TAQA has also reduced its workforce by a quarter since 2014 after cutting around a third of its oil and as jobs and 55 per cent of staff at its headquarters.

“We exceeded all of our internal targets while shifting to a leaner and more efficient organisation worldwide, with significant revisions to our operating model,” chief operating officer Edward Lafehr said in the statement.

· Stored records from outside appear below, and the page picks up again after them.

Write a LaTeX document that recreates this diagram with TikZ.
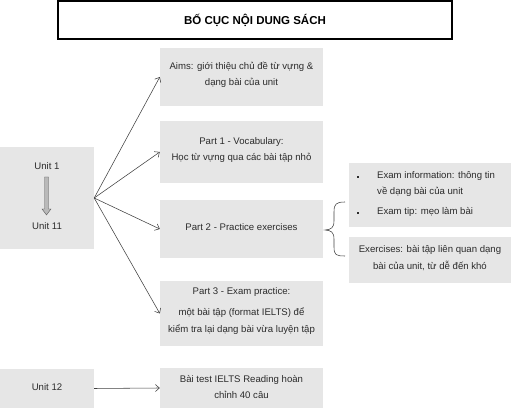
\documentclass[tikz,border=0pt]{standalone}
\usepackage{fontspec}
\setmainfont{Liberation Sans}
\usetikzlibrary{arrows.meta}
\definecolor{boxgray}{HTML}{E6E6E6}
\definecolor{txt}{HTML}{2B2B2B}
\definecolor{lin}{HTML}{404040}
\tikzset{
  graybox/.style={fill=boxgray, draw=none, inner sep=0pt, anchor=center},
  bodytext/.style={text=txt, align=center, inner sep=0pt, font=\fontsize{9.6}{16.5}\selectfont},
  conn/.style={draw=lin, line width=0.55pt, -{Straight Barb[length=4pt,width=7pt]}},
}
\begin{document}
\begin{tikzpicture}[x=1pt,y=-1pt]
\useasboundingbox (0,0) rectangle (512,411);
% title
\node[draw=black, line width=1.3pt, minimum width=394pt, minimum height=38pt, inner sep=0pt,
      font=\fontsize{11.5}{13}\selectfont\bfseries, text=black] (title) at (255,20) {BỐ CỤC NỘI DUNG SÁCH};
% middle column
\node[graybox, minimum width=163pt, minimum height=58pt] (aims) at (241.5,77) {};
\node[bodytext] (aimst) at (241.5,75) {Aims: giới thiệu chủ đề từ vựng \&\\dạng bài của unit};
\node[graybox, minimum width=163pt, minimum height=62pt] (p1) at (241.5,152) {};
\node[bodytext] (p1t) at (241.5,150) {Part 1 - Vocabulary:\\Học từ vựng qua các bài tập nhỏ};
\node[graybox, minimum width=163pt, minimum height=58pt] (p2) at (241.5,229) {};
\node[bodytext] (p2t) at (241.5,227) {Part 2 - Practice exercises};
\node[graybox, minimum width=163pt, minimum height=65pt] (p3) at (241.5,313.5) {};
\node[bodytext] (p3t) at (241.5,311) {Part 3 - Exam practice:\\[5pt]một bài tập (format IELTS) để\\kiểm tra lại dạng bài vừa luyện tập};
\node[graybox, minimum width=163pt, minimum height=40pt] (test) at (241.5,388) {};
\node[bodytext] (testt) at (241.5,387) {Bài test IELTS Reading hoàn\\chỉnh 40 câu};
% left column
\node[graybox, minimum width=94pt, minimum height=102pt] (unit) at (47,198) {};
\node[bodytext] (u1) at (47,166) {Unit 1};
\node[bodytext] (u11) at (47,226) {Unit 11};
\draw[fill=gray!55, draw=gray!70!black, line width=0.4pt]
  (44.5,177) -- (48.5,177) -- (48.5,209) -- (51,209) -- (46.5,215) -- (42,209) -- (44.5,209) -- cycle;
\node[graybox, minimum width=94pt, minimum height=39pt] (unit12) at (47,388.5) {};
\node[bodytext] (u12t) at (47,387) {Unit 12};
% right column
\node[graybox, minimum width=162pt, minimum height=64pt] (info) at (430,195) {};
\node[bodytext, align=left, anchor=west] (infot1) at (377,184) {Exam information: thông tin\\về dạng bài của unit};
\node[bodytext, align=left, anchor=west] (infot2) at (377,212) {Exam tip: mẹo làm bài};
\node[fill=txt, inner sep=0pt, minimum size=2pt] (b1) at (357.5,177) {};
\node[fill=txt, inner sep=0pt, minimum size=2pt] (b2) at (357.5,213) {};
\node[graybox, minimum width=162pt, minimum height=46pt] (exer) at (430,260) {};
\node[bodytext] (exert) at (430,258) {Exercises: bài tập liên quan dạng\\bài của unit, từ dễ đến khó};
% brace
\draw[lin, line width=0.55pt] (345,202) .. controls (336,202) and (334,204) .. (334,212) -- (334,221)
  .. controls (334,228) and (331,229.5) .. (325,230)
  .. controls (331,230.5) and (334,232) .. (334,239) -- (334,247)
  .. controls (334,255) and (336,256) .. (345,256);
% connectors
\draw[conn] (unit.east) -- (aims.west);
\draw[conn] (unit.east) -- (p1.west);
\draw[conn] (unit.east) -- (p2.west);
\draw[conn] (unit.east) -- (p3.west);
\draw[conn] (unit12.east) -- (test.west);
\end{tikzpicture}
\end{document}
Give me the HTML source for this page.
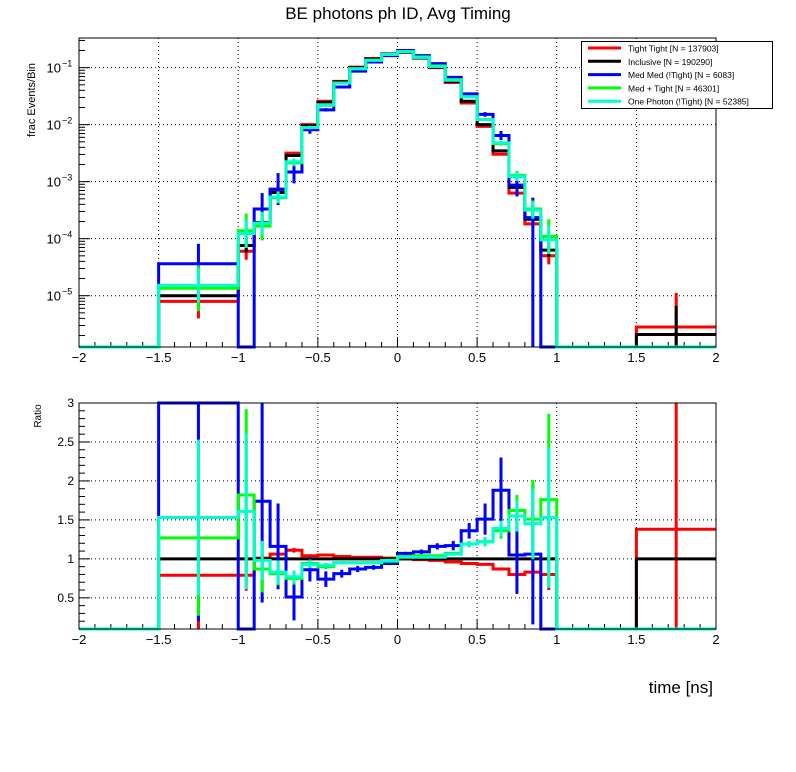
<!DOCTYPE html>
<html><head><meta charset="utf-8"><style>
html,body{margin:0;padding:0;background:#fff;}
svg{display:block;font-family:"Liberation Sans",sans-serif;}
</style></head><body>
<svg id="c" width="796" height="772" xmlns="http://www.w3.org/2000/svg">
<rect width="796" height="772" fill="#fff"/>
<text x="398" y="19" font-size="17" text-anchor="middle">BE photons ph ID, Avg Timing</text>
<g id="topg"></g>
<g id="botg"></g>
<text transform="translate(35,100) rotate(-90)" font-size="11" text-anchor="middle">frac Events/Bin</text>
<text transform="translate(41,416) rotate(-90)" font-size="10" text-anchor="middle">Ratio</text>
<text x="713" y="693" font-size="17" text-anchor="end">time [ns]</text>
<g id="legend">
<rect x="581.5" y="41.5" width="191" height="67" fill="#fff" stroke="#000" stroke-width="1"/>
</g>
</svg>
<script>
const edges=[-2,-1.5,-1,-0.9,-0.8,-0.7,-0.6,-0.5,-0.4,-0.3,-0.2,-0.1,0,0.1,0.2,0.3,0.4,0.5,0.6,0.7,0.8,0.9,1,1.5,2];
const seriesNames=["Tight Tight [N = 137903]","Inclusive [N = 190290]","Med Med (!Tight) [N = 6083]","Med + Tight [N = 46301]","One Photon (!Tight) [N = 52385]"];
const seriesColors=["#ff0000","#000000","#0000ff","#00ff00","#00ffcc"];
const logRed=[null,-5.10,-4.22,-3.72,-3.17,-2.50,-2.00,-1.59,-1.24,-0.99,-0.84,-0.76,-0.73,-0.83,-1.00,-1.26,-1.62,-2.03,-2.52,-3.20,-3.74,-4.30,null,-5.55];
const logBlack=[null,-5.00,-4.12,-3.72,-3.19,-2.54,-2.02,-1.61,-1.25,-1.00,-0.85,-0.76,-0.73,-0.83,-0.99,-1.24,-1.59,-2.00,-2.46,-3.10,-3.66,-4.20,null,-5.68];
const logBlue=[null,-4.44,null,-3.48,-3.13,-2.83,-2.09,-1.74,-1.34,-1.06,-0.90,-0.79,-0.70,-0.79,-0.93,-1.17,-1.46,-1.82,-2.19,-3.06,-3.63,null,null,null];
const logGreen=[null,-4.87,-3.86,-3.78,-3.28,-2.67,-2.05,-1.66,-1.27,-1.02,-0.87,-0.77,-0.72,-0.81,-0.97,-1.21,-1.51,-1.91,-2.33,-2.89,-3.48,-3.96,null,null];
const logCyan=[null,-4.82,-3.91,-3.73,-3.27,-2.65,-2.05,-1.65,-1.27,-1.02,-0.87,-0.77,-0.72,-0.82,-0.98,-1.22,-1.51,-1.91,-2.32,-2.91,-3.50,-4.02,null,null];
const errRed=[0,0.3,0.15,0.06,0.04,0.02,0,0,0,0,0,0,0,0,0,0,0,0,0.02,0.04,0.06,0.15,0,0.6];
const errBlack=[0,0.2,0.12,0.05,0.03,0.02,0,0,0,0,0,0,0,0,0,0,0,0,0.02,0.03,0.05,0.12,0,0.5];
const errBlue=[0,0.35,0,0.28,0.28,0.2,0.07,0.03,0.02,0,0,0,0,0,0,0,0.02,0.04,0.08,0.2,2,0,0,0];
const errGreen=[0,0.4,0.3,0.25,0.1,0.06,0.03,0,0,0,0,0,0,0,0,0,0,0.02,0.04,0.08,0.15,0.3,0,0];
const errCyan=[0,0.3,0.25,0.2,0.1,0.06,0.03,0,0,0,0,0,0,0,0,0,0,0.02,0.04,0.08,0.15,0.25,0,0];
const ratRed=[0,0.79,0.79,1.01,1.06,1.11,1.04,1.05,1.03,1.02,1.02,1.01,1.00,0.99,0.98,0.96,0.94,0.93,0.87,0.80,0.83,0.80,0,1.38];
const ratBlack=[0,1,1,1,1,1,1,1,1,1,1,1,1,1,1,1,1,1,1,1,1,1,0,1];
const ratBlue=[0,3.2,0,1.74,1.16,0.51,0.86,0.74,0.81,0.87,0.89,0.94,1.07,1.09,1.16,1.17,1.36,1.51,1.88,1.05,1.06,0,0,0];
const ratGreen=[0,1.27,1.82,0.87,0.81,0.75,0.94,0.90,0.95,0.95,0.95,0.97,1.03,1.04,1.04,1.07,1.19,1.22,1.36,1.62,1.51,1.76,0,0];
const ratCyan=[0,1.53,1.61,0.98,0.83,0.77,0.93,0.92,0.95,0.95,0.95,0.98,1.02,1.02,1.02,1.06,1.19,1.22,1.39,1.55,1.45,1.53,0,0];
const rerrRed=[0,0.8,0.2,0.05,0.04,0.03,0.02,0.01,0,0,0,0,0,0,0,0,0,0,0.02,0.05,0.1,0.2,0,2];
const rerrBlack=[0,0,0.05,0.03,0.02,0.01,0,0,0,0,0,0,0,0,0,0,0,0,0.01,0.02,0.03,0.05,0,0];
const rerrBlue=[0,3,0,1.3,0.55,0.3,0.15,0.1,0.05,0.04,0.03,0.02,0.02,0.03,0.04,0.06,0.1,0.2,0.42,0.5,0.9,0,0,0];
const rerrGreen=[0,1.0,1.1,0.3,0.15,0.08,0.05,0.03,0.02,0,0,0,0,0,0,0.02,0.04,0.06,0.1,0.2,0.5,1.1,0,0];
const rerrCyan=[0,1.0,1.0,0.25,0.15,0.08,0.05,0.03,0.02,0,0,0,0,0,0,0.02,0.04,0.06,0.1,0.2,0.45,0.9,0,0];
const xTicks=[-2,-1.5,-1,-0.5,0,0.5,1,1.5,2];
const xTickLabels=["\u22122","\u22121.5","\u22121","\u22120.5","0","0.5","1","1.5","2"];
const logTicks=[-1,-2,-3,-4,-5];
const ratTicks=[0.5,1,1.5,2,2.5,3];

const NS="http://www.w3.org/2000/svg";
const X0=79,X1=716,T0=38,T1=347,B0=403,B1=629;
const LOGMIN=-5.9,LOGMAX=-0.48,RMIN=0.1,RMAX=3;
function sx(t){return X0+(t+2)/4*(X1-X0);}
function sy(l){if(l===null)return T1;return Math.max(T0,Math.min(T1,T1-(l-LOGMIN)/(LOGMAX-LOGMIN)*(T1-T0)));}
function ry(r){return Math.max(B0,Math.min(B1,B1-(r-RMIN)/(RMAX-RMIN)*(B1-B0)));}
function el(tag,attrs,parent){const e=document.createElementNS(NS,tag);for(const k in attrs)e.setAttribute(k,attrs[k]);parent.appendChild(e);return e;}
const topG=document.getElementById('topg'),botG=document.getElementById('botg'),svgEl=document.getElementById('c');

function frame(g,y0,y1){
  xTicks.slice(1,-1).forEach(t=>{const l=el('line',{x1:sx(t),x2:sx(t),y1:y0,y2:y1,stroke:'#000','stroke-width':1,'stroke-dasharray':'1,3'},g);
    
    });
  for(let i=0;i<=40;i++){const t=-2+i*0.1;const major=i%5===0;
    const l=el('line',{x1:sx(t),x2:sx(t),y1:y1,y2:y1-(major?10:5),stroke:'#000','stroke-width':1},g);
    
    }
  xTicks.forEach((t,i)=>{const tx=el('text',{x:sx(t),y:y1+15,'font-size':13,'text-anchor':'middle'},g);tx.textContent=xTickLabels[i];
    
    });
}
frame(topG,T0,T1);
frame(botG,B0,B1);
logTicks.forEach(d=>{const y=sy(d);
  const g=el('line',{x1:X0,x2:X1,y1:y,y2:y,stroke:'#000','stroke-width':1,'stroke-dasharray':'1,3'},topG);
  
  
  const tx=el('text',{x:X0-18,y:y+5,'font-size':13,'text-anchor':'end'},topG);tx.textContent='10';
  
  
  const sp=el('text',{x:X0-17,y:y-1,'font-size':9},topG);sp.textContent='\u2212'+(-d);
  
  
});
for(let d=-6;d<=-1;d++){for(let m=1;m<=9;m++){const l=d+Math.log10(m);if(l<LOGMIN||l>LOGMAX)continue;const y=sy(l);
  const t=el('line',{x1:X0,x2:X0+(m===1?11:6),y1:y,y2:y,stroke:'#000','stroke-width':1},topG);
  
  }}
ratTicks.forEach(r=>{const y=ry(r);
  if(r<3){const g=el('line',{x1:X0,x2:X1,y1:y,y2:y,stroke:'#000','stroke-width':1,'stroke-dasharray':'1,3'},botG);
  
  }
  const tx=el('text',{x:X0-5,y:y+4,'font-size':12,'text-anchor':'end'},botG);tx.textContent=String(r);
  
  });
for(let i=1;i<=30;i++){const r=i*0.1;const y=ry(r);const major=i%5===0;
  const t=el('line',{x1:X0,x2:X0+(major?11:6),y1:y,y2:y,stroke:'#000','stroke-width':1},botG);
  
  }

function drawHist(g,vals,errs,color,yf,name,logMode){
  let d='';
  for(let i=0;i<vals.length;i++){const y=yf(vals[i]);
    d+=(i===0?'M':'L')+sx(edges[i])+','+y+'L'+sx(edges[i+1])+','+y;}
  const p=el('path',{d:d,fill:'none',stroke:color,'stroke-width':3},g);
  
  
  for(let i=0;i<vals.length;i++){const v=vals[i],e=errs[i];if(v===null||!e||(!logMode&&v===0))continue;
    const cx=sx((edges[i]+edges[i+1])/2);let ya,yb;
    if(logMode){if(e>=1.5){ya=yf(v+0.35);yb=T1;}else{ya=yf(v+e);yb=yf(v-e);}}else{ya=yf(v+e);yb=yf(v-e);}
    const l=el('line',{x1:cx,x2:cx,y1:ya,y2:yb,stroke:color,'stroke-width':3},g);
    
    }
}
const keys=['tight-tight','inclusive','med-med','med-tight','one-photon'];
const logs=[logRed,logBlack,logBlue,logGreen,logCyan],errsT=[errRed,errBlack,errBlue,errGreen,errCyan];
const rats=[ratRed,ratBlack,ratBlue,ratGreen,ratCyan],errsR=[rerrRed,rerrBlack,rerrBlue,rerrGreen,rerrCyan];
for(let s=0;s<5;s++){drawHist(topG,logs[s],errsT[s],seriesColors[s],sy,keys[s],true);}
for(let s=0;s<5;s++){drawHist(botG,rats[s],errsR[s],seriesColors[s],ry,keys[s]+'-ratio',false);}
[[T0,T1],[B0,B1]].forEach(([a,b])=>{const r=el('rect',{x:X0,y:a,width:X1-X0,height:b-a,fill:'none',stroke:'#000','stroke-width':1},svgEl);
  
  });
const lg=document.getElementById('legend');
svgEl.appendChild(lg);
seriesNames.forEach((n,i)=>{const y=48+i*13.3;
  const l=el('line',{x1:588,x2:621,y1:y,y2:y,stroke:seriesColors[i],'stroke-width':3},lg);
  
  
  const t=el('text',{x:628,y:y+3.5,'font-size':8.5},lg);t.textContent=n;
  
  });
</script>
</body></html>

The company made a loss of Dhs 1.22bn in the fourth quarter of 2015 compared to a loss of Dhs 3.63bn in Q4 2014. Its net loss for the year totalled Dhs 1.8bn, compared with Dhs 3.01bn in 2014

This followed a near halving of its oil and gas revenue in 2015 from Dhs 12bn to Dhs 6.29bn as oil prices declined.

TAQA also booked a post-tax impairment charge of Dhs 681m.

In a bourse filing, TAQA said it would not pay dividends in 2015, its third successive year without payments to shareholders, according to Reuters.

The company also plans to divest its stakes in Abu Dhabi car rental firm Massar Solutions and the US Lakefield wind power project as part of a strategy to sell non-core assets.
TAQA is selling the Lakefield stake to Qatar’s Nebras Power but there has no news of a buyer for its 40 per cent stake in Massar.

The company is one of a number of global oil firms cutting costs due to a prolonged decline in oil prices from a $115-per-barrel peak in mid-2014 to around $40 this month.

Reports last year suggested the Abu Dhabi government was considering merging TAQA with another state entity, these were later denied by the company.